*Supplied material*:
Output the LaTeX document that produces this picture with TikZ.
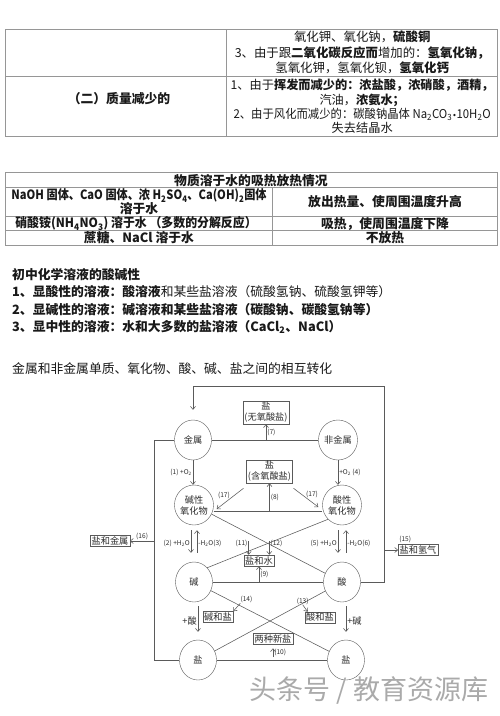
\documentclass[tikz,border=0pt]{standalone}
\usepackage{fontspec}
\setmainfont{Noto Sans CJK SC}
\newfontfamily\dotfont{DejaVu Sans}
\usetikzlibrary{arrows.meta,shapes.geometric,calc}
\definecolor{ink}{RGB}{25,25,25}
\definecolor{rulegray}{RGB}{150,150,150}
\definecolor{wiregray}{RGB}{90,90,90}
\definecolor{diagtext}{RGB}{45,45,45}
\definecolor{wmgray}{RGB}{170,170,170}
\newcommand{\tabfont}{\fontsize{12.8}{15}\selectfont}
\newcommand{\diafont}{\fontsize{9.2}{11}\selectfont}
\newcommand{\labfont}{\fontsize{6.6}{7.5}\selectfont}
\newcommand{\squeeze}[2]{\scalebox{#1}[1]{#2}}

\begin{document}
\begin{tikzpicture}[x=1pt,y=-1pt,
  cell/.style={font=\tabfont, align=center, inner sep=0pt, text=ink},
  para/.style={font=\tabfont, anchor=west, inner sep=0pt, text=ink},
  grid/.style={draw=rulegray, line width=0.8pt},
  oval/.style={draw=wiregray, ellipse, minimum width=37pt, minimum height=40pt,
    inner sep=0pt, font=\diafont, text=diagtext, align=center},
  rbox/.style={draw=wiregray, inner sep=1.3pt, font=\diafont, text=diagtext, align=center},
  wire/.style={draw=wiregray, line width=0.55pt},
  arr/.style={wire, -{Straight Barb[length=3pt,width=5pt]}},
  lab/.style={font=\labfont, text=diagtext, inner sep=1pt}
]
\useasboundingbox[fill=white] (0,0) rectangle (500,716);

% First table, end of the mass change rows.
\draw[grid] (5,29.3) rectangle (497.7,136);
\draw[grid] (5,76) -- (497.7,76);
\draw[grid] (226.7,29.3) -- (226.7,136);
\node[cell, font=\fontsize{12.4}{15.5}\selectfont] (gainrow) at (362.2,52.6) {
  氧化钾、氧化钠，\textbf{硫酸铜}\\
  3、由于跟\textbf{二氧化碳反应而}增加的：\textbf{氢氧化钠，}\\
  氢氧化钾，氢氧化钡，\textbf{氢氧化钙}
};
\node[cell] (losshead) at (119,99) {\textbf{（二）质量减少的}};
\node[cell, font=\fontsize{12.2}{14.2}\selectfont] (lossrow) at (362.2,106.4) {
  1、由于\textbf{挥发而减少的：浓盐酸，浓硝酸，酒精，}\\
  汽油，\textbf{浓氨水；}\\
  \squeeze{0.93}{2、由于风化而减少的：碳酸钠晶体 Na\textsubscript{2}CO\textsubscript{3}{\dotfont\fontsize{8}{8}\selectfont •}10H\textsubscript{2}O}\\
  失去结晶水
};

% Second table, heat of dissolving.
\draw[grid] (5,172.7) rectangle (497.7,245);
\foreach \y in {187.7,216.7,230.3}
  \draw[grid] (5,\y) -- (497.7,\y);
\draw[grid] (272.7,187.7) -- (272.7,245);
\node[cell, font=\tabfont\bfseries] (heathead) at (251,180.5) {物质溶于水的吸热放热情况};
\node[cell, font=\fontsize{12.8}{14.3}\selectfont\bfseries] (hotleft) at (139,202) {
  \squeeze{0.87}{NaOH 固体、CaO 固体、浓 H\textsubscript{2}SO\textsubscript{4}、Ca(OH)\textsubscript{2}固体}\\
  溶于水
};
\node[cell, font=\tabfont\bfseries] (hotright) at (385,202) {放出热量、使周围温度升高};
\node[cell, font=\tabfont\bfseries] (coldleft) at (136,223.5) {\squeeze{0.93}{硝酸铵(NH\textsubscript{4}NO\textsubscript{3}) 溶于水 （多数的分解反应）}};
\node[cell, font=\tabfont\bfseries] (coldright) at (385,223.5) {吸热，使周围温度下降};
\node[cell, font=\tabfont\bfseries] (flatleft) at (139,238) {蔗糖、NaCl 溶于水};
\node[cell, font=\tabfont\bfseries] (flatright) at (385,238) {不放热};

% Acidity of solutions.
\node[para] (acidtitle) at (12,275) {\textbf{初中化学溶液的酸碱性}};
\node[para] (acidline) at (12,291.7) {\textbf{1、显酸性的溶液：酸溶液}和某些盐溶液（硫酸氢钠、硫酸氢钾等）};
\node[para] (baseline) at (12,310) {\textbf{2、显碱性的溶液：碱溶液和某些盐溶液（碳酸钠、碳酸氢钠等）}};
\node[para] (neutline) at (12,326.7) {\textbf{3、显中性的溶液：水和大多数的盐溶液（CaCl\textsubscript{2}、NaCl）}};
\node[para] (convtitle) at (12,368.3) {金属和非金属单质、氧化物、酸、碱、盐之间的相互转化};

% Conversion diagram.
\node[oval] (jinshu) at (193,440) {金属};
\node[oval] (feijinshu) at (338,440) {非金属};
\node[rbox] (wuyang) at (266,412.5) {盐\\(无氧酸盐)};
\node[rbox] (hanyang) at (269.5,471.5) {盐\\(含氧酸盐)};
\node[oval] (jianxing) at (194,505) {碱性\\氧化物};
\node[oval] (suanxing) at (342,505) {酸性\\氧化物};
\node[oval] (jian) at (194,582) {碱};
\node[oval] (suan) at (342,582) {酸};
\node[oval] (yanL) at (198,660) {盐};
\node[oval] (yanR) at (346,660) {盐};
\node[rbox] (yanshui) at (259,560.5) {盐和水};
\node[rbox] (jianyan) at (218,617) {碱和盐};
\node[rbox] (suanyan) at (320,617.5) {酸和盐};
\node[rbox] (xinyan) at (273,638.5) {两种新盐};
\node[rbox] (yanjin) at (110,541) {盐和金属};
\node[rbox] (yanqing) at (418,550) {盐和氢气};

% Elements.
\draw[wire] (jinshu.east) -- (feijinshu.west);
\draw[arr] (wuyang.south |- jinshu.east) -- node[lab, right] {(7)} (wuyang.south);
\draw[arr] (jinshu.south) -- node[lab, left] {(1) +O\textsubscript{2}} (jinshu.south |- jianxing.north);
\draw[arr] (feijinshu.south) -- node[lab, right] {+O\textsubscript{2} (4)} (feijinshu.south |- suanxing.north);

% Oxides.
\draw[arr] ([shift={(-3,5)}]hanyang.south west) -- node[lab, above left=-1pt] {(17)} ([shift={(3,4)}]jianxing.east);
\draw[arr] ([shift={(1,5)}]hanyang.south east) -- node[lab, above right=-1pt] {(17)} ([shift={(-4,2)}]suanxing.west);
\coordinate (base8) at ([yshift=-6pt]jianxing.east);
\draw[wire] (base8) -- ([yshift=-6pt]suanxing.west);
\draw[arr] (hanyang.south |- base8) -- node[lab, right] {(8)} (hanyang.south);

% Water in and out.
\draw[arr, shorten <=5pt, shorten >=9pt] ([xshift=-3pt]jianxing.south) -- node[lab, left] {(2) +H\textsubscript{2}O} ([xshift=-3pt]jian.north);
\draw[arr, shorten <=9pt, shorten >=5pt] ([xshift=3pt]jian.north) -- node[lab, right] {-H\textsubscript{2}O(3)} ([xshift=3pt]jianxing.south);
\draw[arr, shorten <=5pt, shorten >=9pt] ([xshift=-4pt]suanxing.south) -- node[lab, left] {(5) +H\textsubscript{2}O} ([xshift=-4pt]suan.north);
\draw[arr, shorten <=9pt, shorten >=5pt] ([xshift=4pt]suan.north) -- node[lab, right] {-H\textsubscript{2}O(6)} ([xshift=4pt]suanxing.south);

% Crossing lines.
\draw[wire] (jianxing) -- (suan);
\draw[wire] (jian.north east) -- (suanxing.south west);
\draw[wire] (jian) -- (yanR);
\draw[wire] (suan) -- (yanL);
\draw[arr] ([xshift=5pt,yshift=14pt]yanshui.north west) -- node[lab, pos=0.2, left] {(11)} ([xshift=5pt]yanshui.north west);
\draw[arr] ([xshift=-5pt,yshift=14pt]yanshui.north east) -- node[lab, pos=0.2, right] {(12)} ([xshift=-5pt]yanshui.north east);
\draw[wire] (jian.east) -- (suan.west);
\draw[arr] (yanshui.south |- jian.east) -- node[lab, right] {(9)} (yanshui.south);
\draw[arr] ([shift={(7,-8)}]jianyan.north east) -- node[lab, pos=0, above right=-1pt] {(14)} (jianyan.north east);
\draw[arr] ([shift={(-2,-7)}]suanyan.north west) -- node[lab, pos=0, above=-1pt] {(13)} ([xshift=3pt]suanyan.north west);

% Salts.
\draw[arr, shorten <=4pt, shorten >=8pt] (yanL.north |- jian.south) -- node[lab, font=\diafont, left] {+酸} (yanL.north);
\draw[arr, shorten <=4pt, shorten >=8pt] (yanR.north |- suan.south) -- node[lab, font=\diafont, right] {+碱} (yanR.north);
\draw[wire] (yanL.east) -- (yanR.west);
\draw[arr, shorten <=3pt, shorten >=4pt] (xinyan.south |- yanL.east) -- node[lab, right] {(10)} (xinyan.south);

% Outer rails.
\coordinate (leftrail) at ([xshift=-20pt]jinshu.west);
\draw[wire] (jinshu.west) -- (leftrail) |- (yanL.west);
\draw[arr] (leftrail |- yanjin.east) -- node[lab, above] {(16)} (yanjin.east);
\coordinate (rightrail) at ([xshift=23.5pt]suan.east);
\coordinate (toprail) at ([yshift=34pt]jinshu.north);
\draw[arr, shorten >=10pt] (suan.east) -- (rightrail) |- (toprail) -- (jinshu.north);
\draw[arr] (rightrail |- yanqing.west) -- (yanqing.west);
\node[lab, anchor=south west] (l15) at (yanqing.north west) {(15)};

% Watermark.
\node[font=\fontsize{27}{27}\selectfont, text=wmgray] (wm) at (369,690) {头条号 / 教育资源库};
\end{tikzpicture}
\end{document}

*What the task requires*:
Repeat the listing above up to and including the line with "(0,0) rectangle (500,716);", starting from its first line. Drop any pictures.

*Answer for the task*:
Output the LaTeX document that produces this picture with TikZ.
\documentclass[tikz,border=0pt]{standalone}
\usepackage{fontspec}
\setmainfont{Noto Sans CJK SC}
\newfontfamily\dotfont{DejaVu Sans}
\usetikzlibrary{arrows.meta,shapes.geometric,calc}
\definecolor{ink}{RGB}{25,25,25}
\definecolor{rulegray}{RGB}{150,150,150}
\definecolor{wiregray}{RGB}{90,90,90}
\definecolor{diagtext}{RGB}{45,45,45}
\definecolor{wmgray}{RGB}{170,170,170}
\newcommand{\tabfont}{\fontsize{12.8}{15}\selectfont}
\newcommand{\diafont}{\fontsize{9.2}{11}\selectfont}
\newcommand{\labfont}{\fontsize{6.6}{7.5}\selectfont}
\newcommand{\squeeze}[2]{\scalebox{#1}[1]{#2}}

\begin{document}
\begin{tikzpicture}[x=1pt,y=-1pt,
  cell/.style={font=\tabfont, align=center, inner sep=0pt, text=ink},
  para/.style={font=\tabfont, anchor=west, inner sep=0pt, text=ink},
  grid/.style={draw=rulegray, line width=0.8pt},
  oval/.style={draw=wiregray, ellipse, minimum width=37pt, minimum height=40pt,
    inner sep=0pt, font=\diafont, text=diagtext, align=center},
  rbox/.style={draw=wiregray, inner sep=1.3pt, font=\diafont, text=diagtext, align=center},
  wire/.style={draw=wiregray, line width=0.55pt},
  arr/.style={wire, -{Straight Barb[length=3pt,width=5pt]}},
  lab/.style={font=\labfont, text=diagtext, inner sep=1pt}
]
\useasboundingbox[fill=white] (0,0) rectangle (500,716);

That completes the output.